According to Cole, attorneys for the Department of Justice were well aware of the fact Jane Doe had undergone the counseling required by Texas state law on Oct. 19, meaning she could have immediately obtained an abortion from that same doctor.
"The court authorized an abortion as soon as lawfully possible and that's exactly what she got," Cole tells Bustle, adding it is likely the Department of Justice was betting Jane Doe would seek counseling again and be subject to a 24-hour delay.
"The first time Jane Doe got an order from the District Court [in Washington] the government filed an immediate appeal, an immediate stay," Cole says. "They have the ability to do that. They chose not to [this time] and that's their choice. But that's their fault. It's not ours."
In their petition to the Supreme Court, the Department of Justice asked the high court to weigh whether disciplinary action was warranted against the ACLU lawyers working the case. But Cole argues the Department of Justice failed to cite any specific ethical violations or actions made by ACLU lawyers in their petition but rather made broad claims.

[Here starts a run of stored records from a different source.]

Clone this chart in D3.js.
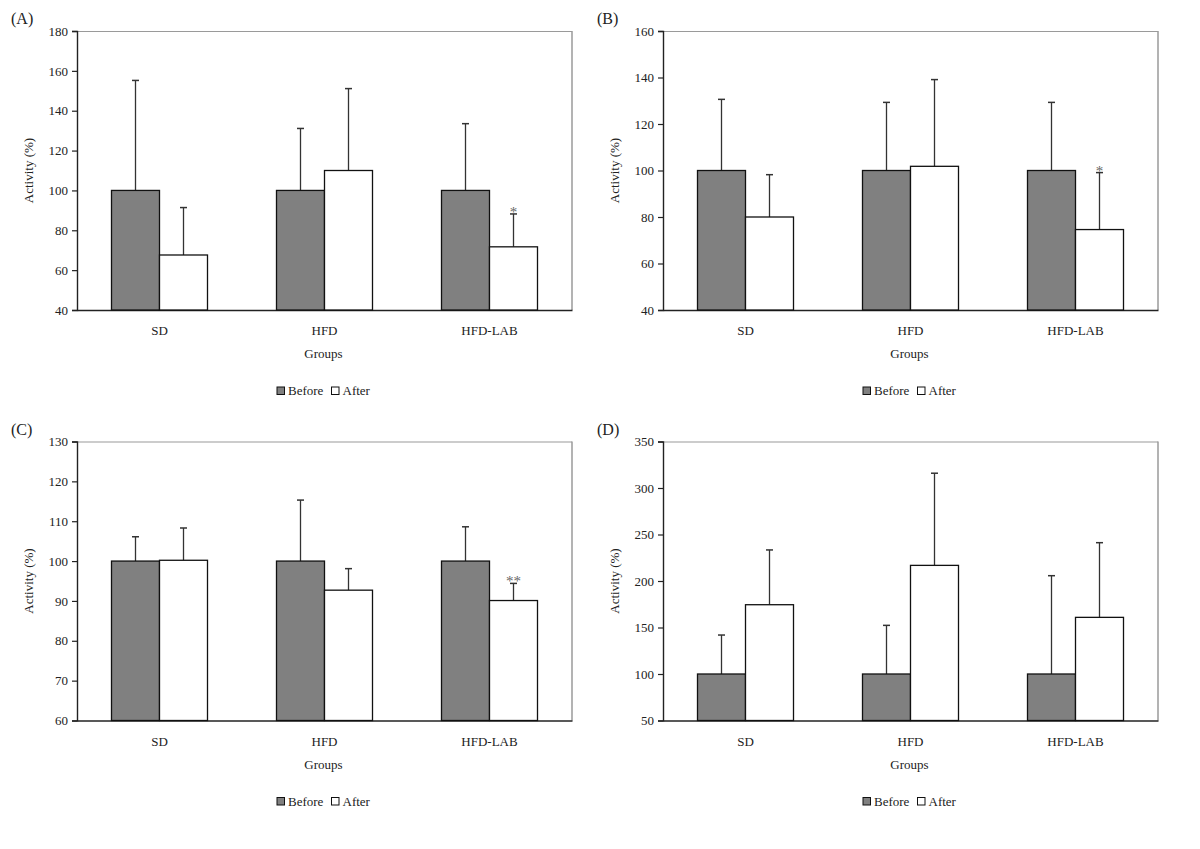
<!DOCTYPE html>
<html>
<head>
<meta charset="utf-8">
<script src="https://cdn.jsdelivr.net/npm/d3@7"></script>
<style>
  html, body { margin: 0; padding: 0; background: #fff; }
  svg { display: block; font-family: "Liberation Serif", "Times New Roman", serif; }
</style>
</head>
<body>
<svg id="chart" width="1200" height="849"></svg>
<script>
// ---------- data ----------
const groups = ["SD", "HFD", "HFD-LAB"];
const series = ["Before", "After"];

const panelLabels = ["(A)", "(B)", "(C)", "(D)"];

const beforeA = [100, 100, 100];
const afterA  = [67.6, 110.0, 71.7];
const beforeErrA = [155.2, 131.1, 133.5];
const afterErrA  = [91.4, 151.1, 88.2];
const signifA = ["", "", "*"];
const ticksA = [40, 60, 80, 100, 120, 140, 160, 180];

const beforeB = [100, 100, 100];
const afterB  = [80.0, 101.8, 74.6];
const beforeErrB = [130.6, 129.3, 129.3];
const afterErrB  = [98.2, 139.1, 99.1];
const signifB = ["", "", "*"];
const ticksB = [40, 60, 80, 100, 120, 140, 160];

const beforeC = [100, 100, 100];
const afterC  = [100.2, 92.7, 90.1];
const beforeErrC = [106.1, 115.3, 108.6];
const afterErrC  = [108.3, 98.1, 94.4];
const signifC = ["", "", "**"];
const ticksC = [60, 70, 80, 90, 100, 110, 120, 130];

const beforeD = [100, 100, 100];
const afterD  = [174.5, 216.8, 160.9];
const beforeErrD = [141.9, 152.3, 205.7];
const afterErrD  = [233.4, 315.9, 241.2];
const signifD = ["", "", ""];
const ticksD = [50, 100, 150, 200, 250, 300, 350];

const yTitle = "Activity (%)";
const xTitle = "Groups";
const colors = { Before: "#808080", After: "#ffffff" };

// ---------- layout ----------
const panels = [
  { label: panelLabels[0], before: beforeA, after: afterA, bErr: beforeErrA, aErr: afterErrA, sig: signifA, ticks: ticksA, x: 77,  y: 31 },
  { label: panelLabels[1], before: beforeB, after: afterB, bErr: beforeErrB, aErr: afterErrB, sig: signifB, ticks: ticksB, x: 663, y: 31 },
  { label: panelLabels[2], before: beforeC, after: afterC, bErr: beforeErrC, aErr: afterErrC, sig: signifC, ticks: ticksC, x: 77,  y: 441.5 },
  { label: panelLabels[3], before: beforeD, after: afterD, bErr: beforeErrD, aErr: afterErrD, sig: signifD, ticks: ticksD, x: 663, y: 441.5 }
];
const W = 495, H = 279;

const svg = d3.select("#chart");

panels.forEach(p => {
  const g = svg.append("g").attr("transform", `translate(${p.x},${p.y})`);

  const x0 = d3.scaleBand().domain(groups).range([0, W]).padding(0);
  const x1 = d3.scaleBand().domain(series).range([0, x0.bandwidth()])
    .paddingInner(0).paddingOuter(0.71875);
  const y = d3.scaleLinear().domain(d3.extent(p.ticks)).range([H, 0]);

  // frame: top and right gray
  g.append("line").attr("x1", 0).attr("x2", W).attr("y1", 0.5).attr("y2", 0.5)
    .attr("stroke", "#9a9a9a").attr("stroke-width", 1.2);
  g.append("line").attr("x1", W).attr("x2", W).attr("y1", 0).attr("y2", H)
    .attr("stroke", "#9a9a9a").attr("stroke-width", 1.5);

  // y axis
  const yAxis = g.append("g").call(
    d3.axisLeft(y).tickValues(p.ticks).tickSize(5).tickPadding(4).tickFormat(d3.format("d"))
  );
  yAxis.select(".domain").attr("stroke", "#222").attr("stroke-width", 1.4);
  yAxis.selectAll(".tick line").attr("stroke", "#222").attr("stroke-width", 1.2);
  yAxis.selectAll("text").attr("font-size", 13).attr("fill", "#222")
    .attr("font-family", "Liberation Serif, Times New Roman, serif");

  // x axis
  const xAxis = g.append("g").attr("transform", `translate(0,${H})`).call(
    d3.axisBottom(x0).tickSize(0).tickPadding(16)
  );
  xAxis.select(".domain").attr("stroke", "#222").attr("stroke-width", 1.4);
  xAxis.selectAll("text").attr("font-size", 13).attr("fill", "#222")
    .attr("font-family", "Liberation Serif, Times New Roman, serif");

  // bars
  const rows = groups.map((grp, i) => ({
    grp,
    vals: [
      { s: "Before", v: p.before[i], e: p.bErr[i], sig: "" },
      { s: "After",  v: p.after[i],  e: p.aErr[i], sig: p.sig[i] }
    ]
  }));

  const gg = g.selectAll(".grp").data(rows).enter().append("g")
    .attr("transform", d => `translate(${x0(d.grp)},0)`);

  // error bars (behind bars)
  const eb = gg.selectAll(".err").data(d => d.vals).enter().append("g");
  eb.append("line")
    .attr("x1", d => x1(d.s) + x1.bandwidth() / 2)
    .attr("x2", d => x1(d.s) + x1.bandwidth() / 2)
    .attr("y1", d => y(d.v)).attr("y2", d => y(d.e))
    .attr("stroke", "#333").attr("stroke-width", 1.3);
  eb.append("line")
    .attr("x1", d => x1(d.s) + x1.bandwidth() / 2 - 3.5)
    .attr("x2", d => x1(d.s) + x1.bandwidth() / 2 + 3.5)
    .attr("y1", d => y(d.e)).attr("y2", d => y(d.e))
    .attr("stroke", "#333").attr("stroke-width", 1.5);
  eb.filter(d => d.sig).append("text")
    .attr("x", d => x1(d.s) + x1.bandwidth() / 2)
    .attr("y", d => y(d.e) + 3)
    .attr("text-anchor", "middle")
    .attr("font-size", 15).attr("fill", "#666")
    .text(d => d.sig);

  gg.selectAll("rect").data(d => d.vals).enter().append("rect")
    .attr("x", d => x1(d.s))
    .attr("width", x1.bandwidth())
    .attr("y", d => y(d.v))
    .attr("height", d => H - y(d.v))
    .attr("fill", d => colors[d.s])
    .attr("stroke", "#111").attr("stroke-width", 1.3);

  // titles
  g.append("text").attr("transform", `translate(-44,${H / 2}) rotate(-90)`)
    .attr("text-anchor", "middle").attr("font-size", 13).attr("fill", "#222")
    .text(yTitle);
  g.append("text").attr("x", W / 2 - 1).attr("y", H + 48)
    .attr("text-anchor", "middle").attr("font-size", 13).attr("fill", "#222")
    .text(xTitle);

  // panel label
  g.append("text").attr("x", -66).attr("y", -7)
    .attr("font-size", 16).attr("fill", "#222").text(p.label);

  // legend
  const lg = g.append("g").attr("transform", `translate(${W / 2 - 47.5},${H + 85})`);
  const items = [
    { s: "Before", dx: 0, tx: 11 },
    { s: "After", dx: 54.5, tx: 65.5 }
  ];
  items.forEach(it => {
    lg.append("rect").attr("x", it.dx).attr("y", -8).attr("width", 7.5).attr("height", 7.5)
      .attr("fill", colors[it.s]).attr("stroke", "#111").attr("stroke-width", 1);
    lg.append("text").attr("x", it.tx).attr("y", 0).attr("font-size", 13).attr("fill", "#222")
      .text(it.s);
  });
});
</script>
</body>
</html>
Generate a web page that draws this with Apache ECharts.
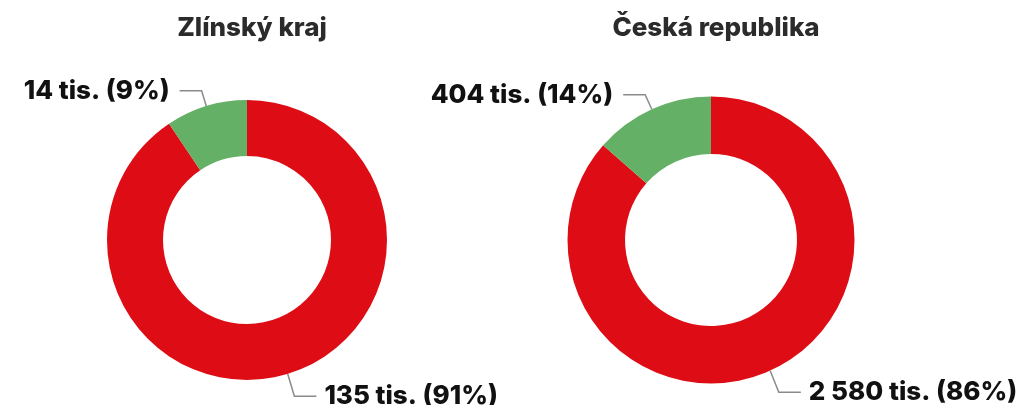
<!DOCTYPE html>
<html>
<head>
<meta charset="utf-8">
<script src="https://cdn.jsdelivr.net/npm/echarts@6/dist/echarts.min.js"></script>
<style>
  html, body { margin: 0; padding: 0; background: #fff; }
  #chart { width: 1024px; height: 405px; }
</style>
</head>
<body>
<div id="chart"></div>
<script>
const regions = ["Zlínský kraj", "Česká republika"];
const categories = ["red", "green"];
const zlinValues = [135, 14];
const czValues = [2580, 404];
const sliceColors = ["#de0d15", "#64b066"];

const fontFamily = "Inter, 'Noto Sans', sans-serif";

const fmtNum = (v) => String(v).replace(/\B(?=(\d{3})+(?!\d))/g, " ");

const chart = echarts.init(document.getElementById("chart"));

// labels near the bottom edge get pushed up by the layout; let them hang lower like the original
const bottomLabelDrop = 7;

const makePie = (values, center, radius) => ({
  type: "pie",
  center: center,
  radius: radius,
  startAngle: 90,
  clockwise: true,
  percentPrecision: 0,
  avoidLabelOverlap: false,
  silent: true,
  data: values.map((v, i) => ({
    name: categories[i],
    value: v,
    itemStyle: { color: sliceColors[i] },
  })),
  label: {
    show: true,
    position: "outside",
    formatter: (p) => fmtNum(p.value) + " tis. (" + p.percent + "%)",
    color: "#111",
    fontFamily: fontFamily,
    fontWeight: 800,
    fontSize: 26,
    distanceToLabelLine: 10,
  },
  labelLine: {
    show: true,
    length: 16,
    length2: 22,
    lineStyle: { color: "#8a8a8a", width: 1.5 },
  },
  labelLayout: (params) => {
    const pts = params.labelLinePoints;
    if (!pts || pts[0][1] < center[1]) return {};
    return {
      dy: bottomLabelDrop,
      labelLinePoints: [
        pts[0].slice(),
        [pts[1][0] + 2, pts[1][1] + bottomLabelDrop],
        [pts[2][0] + 2, pts[2][1] + bottomLabelDrop],
      ],
    };
  },
});

const option = {
  animation: false,
  title: [
    {
      text: regions[0],
      left: 247,
      top: 10,
      textAlign: "center",
      textStyle: { fontFamily: fontFamily, fontWeight: 800, fontSize: 26, color: "#2b2b2b" },
    },
    {
      text: regions[1],
      left: 711,
      top: 10,
      textAlign: "center",
      textStyle: { fontFamily: fontFamily, fontWeight: 800, fontSize: 26, color: "#2b2b2b" },
    },
  ],
  series: [
    makePie(zlinValues, [247, 240], [84, 140]),
    makePie(czValues, [711, 240], [86, 143.5]),
  ],
};

chart.setOption(option);
</script>
</body>
</html>
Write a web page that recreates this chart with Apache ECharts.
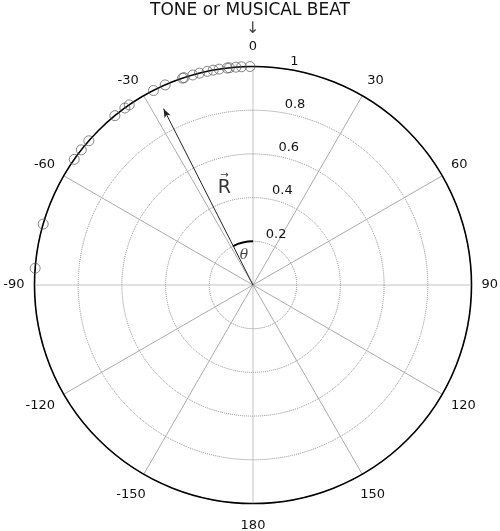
<!DOCTYPE html>
<html>
<head>
<meta charset="utf-8">
<script src="https://cdn.jsdelivr.net/npm/echarts@6/dist/echarts.min.js"></script>
<style>
  html, body { margin: 0; padding: 0; background: #fff; }
  #chart { width: 500px; height: 531px; }
</style>
</head>
<body>
<div id="chart"></div>
<script>
// beat phases (deg), all at unit length
const beatAngles = [-0.8, -3.0, -4.5, -6.2, -6.8, -8.9, -10.5, -12.1, -14.2, -16.0,
  -18.4, -18.8, -23.7, -27.1, -34.5, -35.9, -39.2, -48.7, -51.8, -54.9, -73.8, -85.6];
const beatRadius = beatAngles.map(() => 1);

// resultant vector R and its angle theta
const resultAngle = -26.9;
const resultLength = 0.905;
const thetaArcRadius = 0.2;

const angleTicks = { min: -180, max: 180, interval: 30 };
const radiusTicks = { min: 0, max: 1, interval: 0.2 };

const font = 'DejaVu Sans, Verdana, sans-serif';
const center = [253, 285];
const radius = 218.5;

// small nudges so a few angle labels sit where the original put them
const angleLabelStyle = {
  top: { padding: [0, 0, 3, 0] },
  bottom: { padding: [6, 0, 0, 0] },
  lowLeft: { padding: [5, -7, 0, 0] },
  lowRight: { padding: [5, 0, 0, -7] },
};
const angleLabelKey = { 0: 'top', '-180': 'bottom', '-150': 'lowLeft', 150: 'lowRight' };

const chart = echarts.init(document.getElementById('chart'));

const option = {
  animation: false,
  title: [
    {
      text: 'TONE or MUSICAL BEAT',
      left: 'center',
      top: 2,
      padding: 0,
      textStyle: { fontFamily: font, fontSize: 17, fontWeight: 'normal', color: '#111' },
    },
    {
      text: '↓',
      left: 246,
      top: 21,
      padding: 0,
      textStyle: { fontFamily: font, fontSize: 16, fontWeight: 'normal', color: '#444' },
    },
  ],
  polar: [
    { center: center, radius: radius },
    { center: center, radius: radius },
  ],
  angleAxis: [
    {
      polarIndex: 0,
      type: 'value',
      min: angleTicks.min,
      max: angleTicks.max,
      interval: angleTicks.interval,
      startAngle: 270,
      clockwise: true,
      axisLine: { lineStyle: { color: '#000', width: 1.6 } },
      axisTick: { show: false },
      axisLabel: {
        margin: 10,
        fontFamily: font,
        fontSize: 13,
        color: '#111',
        formatter: (v) => {
          const text = v === -180 ? '180' : String(v);
          const key = angleLabelKey[v];
          return key ? '{' + key + '|' + text + '}' : text;
        },
        rich: angleLabelStyle,
      },
      // cardinal directions are drawn dotted by a series below
      splitLine: {
        show: true,
        lineStyle: { color: ['rgba(0,0,0,0)', '#aaa', '#aaa'], width: 1 },
      },
    },
    {
      polarIndex: 1,
      type: 'value',
      min: 0,
      max: 360,
      startAngle: 81.7,
      show: false,
    },
  ],
  radiusAxis: [
    {
      polarIndex: 0,
      min: radiusTicks.min,
      max: radiusTicks.max,
      interval: radiusTicks.interval,
      axisLine: { show: false },
      axisTick: { show: false },
      axisLabel: { show: false },
      splitLine: { lineStyle: { color: '#888', type: 'dotted', width: 1 } },
    },
    {
      polarIndex: 1,
      min: radiusTicks.min,
      max: radiusTicks.max,
      interval: radiusTicks.interval,
      axisLine: { show: false },
      axisTick: { show: false },
      splitLine: { show: false },
      axisLabel: {
        showMinLabel: false,
        margin: -17,
        align: 'center',
        verticalAlign: 'bottom',
        lineHeight: 20,
        fontFamily: font,
        fontSize: 13,
        color: '#111',
        formatter: (v) => (v === 1 ? '{one|1}' : String(v)),
        rich: { one: { padding: [0, 14, 0, 0] } },
      },
    },
  ],
  series: [
    {
      name: 'axes',
      type: 'line',
      coordinateSystem: 'polar',
      polarIndex: 0,
      symbol: 'none',
      lineStyle: { color: '#888', width: 1, type: 'dotted' },
      data: [[1, -90], [1, 90]],
      silent: true,
    },
    {
      name: 'axes2',
      type: 'line',
      coordinateSystem: 'polar',
      polarIndex: 0,
      symbol: 'none',
      lineStyle: { color: '#888', width: 1, type: 'dotted' },
      data: [[1, 0], [1, 180]],
      silent: true,
    },
    {
      name: 'beats',
      type: 'scatter',
      coordinateSystem: 'polar',
      polarIndex: 0,
      symbol: 'circle',
      symbolSize: 10,
      itemStyle: { color: 'rgba(0,0,0,0)', borderColor: '#555', borderWidth: 0.9 },
      data: beatAngles.map((a, i) => [beatRadius[i], a]),
      z: 5,
    },
    {
      name: 'R',
      type: 'line',
      coordinateSystem: 'polar',
      polarIndex: 0,
      lineStyle: { color: '#222', width: 1 },
      itemStyle: { color: '#222' },
      data: [
        { value: [0, resultAngle], symbol: 'none' },
        { value: [resultLength, resultAngle], symbol: 'arrow', symbolSize: [5, 9], symbolRotate: -resultAngle },
      ],
      z: 4,
    },
    {
      name: 'theta',
      type: 'custom',
      coordinateSystem: 'polar',
      polarIndex: 0,
      data: [[thetaArcRadius, resultAngle, 0]],
      renderItem: (params, api) => {
        const r = api.value(0);
        const c = api.coord([0, 0]);
        const a = api.coord([r, api.value(1)]);
        const b = api.coord([r, api.value(2)]);
        const rad = Math.hypot(b[0] - c[0], b[1] - c[1]);
        return {
          type: 'arc',
          shape: {
            cx: c[0], cy: c[1], r: rad,
            startAngle: Math.atan2(a[1] - c[1], a[0] - c[0]),
            endAngle: Math.atan2(b[1] - c[1], b[0] - c[0]),
            clockwise: true,
          },
          style: { stroke: '#000', lineWidth: 2, fill: null },
        };
      },
      z: 4,
    },
    {
      name: 'labels',
      type: 'scatter',
      coordinateSystem: 'polar',
      polarIndex: 0,
      symbolSize: 0,
      silent: true,
      data: [
        {
          value: [0.475, -16],
          label: {
            show: true,
            position: 'inside',
            color: '#000',
            formatter: '{a|→}\n{b|R}',
            rich: {
              a: { fontFamily: font, fontSize: 10, lineHeight: 6, color: '#000', align: 'center' },
              b: { fontFamily: font, fontSize: 19, lineHeight: 19, color: '#000', align: 'center' },
            },
          },
        },
        {
          value: [0.14, -17],
          label: {
            show: true,
            position: 'inside',
            formatter: 'θ',
            fontFamily: 'DejaVu Serif, serif',
            fontStyle: 'italic',
            fontSize: 14,
            color: '#111',
          },
        },
      ],
    },
  ],
};

chart.setOption(option);
window.addEventListener('resize', () => chart.resize());
</script>
</body>
</html>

"I think our lawyers acted entirely ethically and the request is baseless," Cole tells Bustle. "We think there is no basis whatsoever for discipline or even consideration of discipline.
Our lawyers acted in the best interest of our client and in full compliance with the court orders and federal and Texas law. That government lawyers failed to seek judicial review quickly enough is their fault, not ours. #JusticeforJane— ACLU (@ACLU) November 3, 2017
Despite Department of Justice's latest move, the ACLU has said it will continue to pursue the class action lawsuit Jane Doe's case had originally been filed as. "We are continuing to pursue this case on behalf of all women who might face this kind of treatment in the future until we can end this blatantly unconstitutional policy," Cole tells Bustle. Currently, they are waiting for a trial judge to rule on whether or not the case can proceed as a class action.
As for the petition filed Friday? Cole says it will likely be anywhere from three to five months before the Supreme Court announces if, or how, they'll move forward on the petition.